*What you have to do*:
Write every entry out again exactly, please, and skip the pictures.

*Supplied records*:

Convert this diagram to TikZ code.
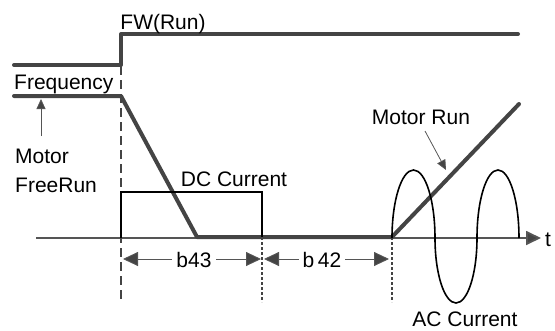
\documentclass[tikz,border=0pt]{standalone}
\usepackage{fontspec}
\setmainfont{Liberation Sans}
\usetikzlibrary{arrows.meta}
\definecolor{dk}{HTML}{444444}
\definecolor{ax}{HTML}{555555}
\begin{document}
\begin{tikzpicture}[x=1pt,y=-1pt,
  lbl/.style={inner sep=0pt,font=\fontsize{21}{25}\selectfont},
  thickln/.style={draw=dk,line width=4pt,line cap=round,line join=round},
  thinblk/.style={draw=black,line width=1.6pt},
  dimarrow/.style={draw=ax,line width=0.9pt,{Triangle[length=15pt,width=14pt,fill=dk]}-{Triangle[length=15pt,width=14pt,fill=dk]}},
  ptr/.style={draw=ax,line width=0.8pt,-{Triangle[length=10pt,width=9pt,fill=dk]}},
  guide/.style={draw=dk,line width=1.6pt,dash pattern=on 9pt off 5pt},
  guide2/.style={draw=dk,line width=1.4pt,dash pattern=on 3pt off 2pt}]
\useasboundingbox (0,0) rectangle (555,330);
% coordinates
\coordinate (fwL) at (14,65);
\coordinate (fwS) at (121,65);
\coordinate (fwT) at (121,34);
\coordinate (fwR) at (518,34);
\coordinate (frL) at (14,96);
\coordinate (frS) at (121,96);
\coordinate (fr0) at (197,237);
\coordinate (dcE) at (262,237);
\coordinate (acS) at (392,237);
\coordinate (mrE) at (519,104);
\coordinate (axL) at (36,238);
\coordinate (axR) at (541,238);
% FW(Run) signal
\draw[thickln] (fwL) -- (fwS) -- (fwT) -- (fwR);
% axis
\draw[draw=ax,line width=1.8pt,-{Triangle[length=15pt,width=14pt,fill=dk]}] (axL) -- (axR);
% frequency
\draw[thickln] (frL) -- (frS) -- (fr0) -- (acS) -- (mrE);
% guides
\draw[guide] (121,66) -- (121,302);
\draw[guide2] (dcE) -- (262,302);
\draw[guide2] (acS) -- (392,302);
% DC current
\draw[thinblk] (121,238) -- (121,192) -- (262,192) -- (dcE);
% AC current
\coordinate (ac0) at (392,238);
\draw[thinblk,line join=round] (ac0)
  arc[start angle=180,end angle=0,x radius=21.5pt,y radius=68pt]
  arc[start angle=180,end angle=360,x radius=21pt,y radius=65pt]
  arc[start angle=180,end angle=0,x radius=21pt,y radius=68pt];
% labels
\node[lbl,anchor=base] (fw) at (163,29) {FW(Run)};
\node[lbl,anchor=base west] (freq) at (14,89) {Frequency};
\node[lbl,anchor=base west] (mot) at (15,163) {Motor};
\node[lbl,anchor=base west] (fr) at (15,192) {FreeRun};
\node[lbl,anchor=base] (dc) at (234,186) {DC Current};
\node[lbl,anchor=base] (mr) at (421,124) {Motor Run};
\node[lbl,anchor=base] (ac) at (465,326.5) {AC Current};
\node[lbl,anchor=base] (t) at (548,246) {t};
% pointers
\coordinate (mtip) at (41,99);
\draw[ptr] (41,136) -- (mtip);
\coordinate (mrtip) at (446,170);
\draw[ptr] (425,131) -- (mrtip);
% dimensions
\coordinate (d1a) at (123,259);
\coordinate (d1b) at (261,259);
\coordinate (d2a) at (264,259);
\coordinate (d2b) at (389,259);
\draw[dimarrow] (d1a) -- (d1b);
\draw[dimarrow] (d2a) -- (d2b);
\node[lbl,anchor=base,fill=white,inner xsep=4pt] (b43) at (194,267) {b43};
\node[lbl,anchor=base,fill=white,inner xsep=4pt] (b42) at (322,267) {b\,42};
\end{tikzpicture}
\end{document}
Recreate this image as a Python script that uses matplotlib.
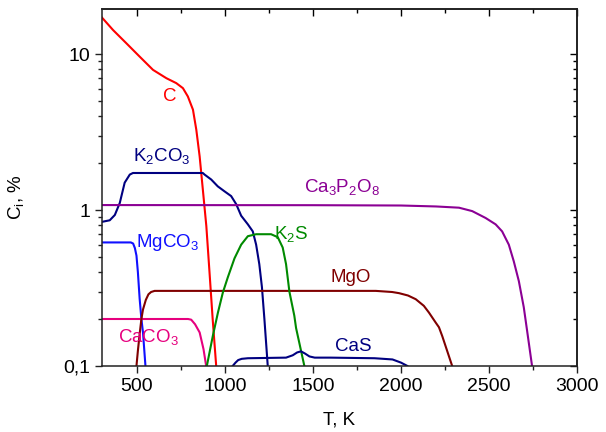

*Result below*:
Convert this diagram to TikZ code.
\documentclass[tikz,border=0pt]{standalone}
\usepackage{fontspec}
\setmainfont{Liberation Sans}
\usetikzlibrary{arrows.meta}
\definecolor{dk}{HTML}{444444}
\definecolor{ax}{HTML}{555555}
\begin{document}
\begin{tikzpicture}[x=1pt,y=-1pt,
  lbl/.style={inner sep=0pt,font=\fontsize{21}{25}\selectfont},
  thickln/.style={draw=dk,line width=4pt,line cap=round,line join=round},
  thinblk/.style={draw=black,line width=1.6pt},
  dimarrow/.style={draw=ax,line width=0.9pt,{Triangle[length=15pt,width=14pt,fill=dk]}-{Triangle[length=15pt,width=14pt,fill=dk]}},
  ptr/.style={draw=ax,line width=0.8pt,-{Triangle[length=10pt,width=9pt,fill=dk]}},
  guide/.style={draw=dk,line width=1.6pt,dash pattern=on 9pt off 5pt},
  guide2/.style={draw=dk,line width=1.4pt,dash pattern=on 3pt off 2pt}]
\useasboundingbox (0,0) rectangle (555,330);
% coordinates
\coordinate (fwL) at (14,65);
\coordinate (fwS) at (121,65);
\coordinate (fwT) at (121,34);
\coordinate (fwR) at (518,34);
\coordinate (frL) at (14,96);
\coordinate (frS) at (121,96);
\coordinate (fr0) at (197,237);
\coordinate (dcE) at (262,237);
\coordinate (acS) at (392,237);
\coordinate (mrE) at (519,104);
\coordinate (axL) at (36,238);
\coordinate (axR) at (541,238);
% FW(Run) signal
\draw[thickln] (fwL) -- (fwS) -- (fwT) -- (fwR);
% axis
\draw[draw=ax,line width=1.8pt,-{Triangle[length=15pt,width=14pt,fill=dk]}] (axL) -- (axR);
% frequency
\draw[thickln] (frL) -- (frS) -- (fr0) -- (acS) -- (mrE);
% guides
\draw[guide] (121,66) -- (121,302);
\draw[guide2] (dcE) -- (262,302);
\draw[guide2] (acS) -- (392,302);
% DC current
\draw[thinblk] (121,238) -- (121,192) -- (262,192) -- (dcE);
% AC current
\coordinate (ac0) at (392,238);
\draw[thinblk,line join=round] (ac0)
  arc[start angle=180,end angle=0,x radius=21.5pt,y radius=68pt]
  arc[start angle=180,end angle=360,x radius=21pt,y radius=65pt]
  arc[start angle=180,end angle=0,x radius=21pt,y radius=68pt];
% labels
\node[lbl,anchor=base] (fw) at (163,29) {FW(Run)};
\node[lbl,anchor=base west] (freq) at (14,89) {Frequency};
\node[lbl,anchor=base west] (mot) at (15,163) {Motor};
\node[lbl,anchor=base west] (fr) at (15,192) {FreeRun};
\node[lbl,anchor=base] (dc) at (234,186) {DC Current};
\node[lbl,anchor=base] (mr) at (421,124) {Motor Run};
\node[lbl,anchor=base] (ac) at (465,326.5) {AC Current};
\node[lbl,anchor=base] (t) at (548,246) {t};
% pointers
\coordinate (mtip) at (41,99);
\draw[ptr] (41,136) -- (mtip);
\coordinate (mrtip) at (446,170);
\draw[ptr] (425,131) -- (mrtip);
% dimensions
\coordinate (d1a) at (123,259);
\coordinate (d1b) at (261,259);
\coordinate (d2a) at (264,259);
\coordinate (d2b) at (389,259);
\draw[dimarrow] (d1a) -- (d1b);
\draw[dimarrow] (d2a) -- (d2b);
\node[lbl,anchor=base,fill=white,inner xsep=4pt] (b43) at (194,267) {b43};
\node[lbl,anchor=base,fill=white,inner xsep=4pt] (b42) at (322,267) {b\,42};
\end{tikzpicture}
\end{document}
Recreate this image as a Python script that uses matplotlib.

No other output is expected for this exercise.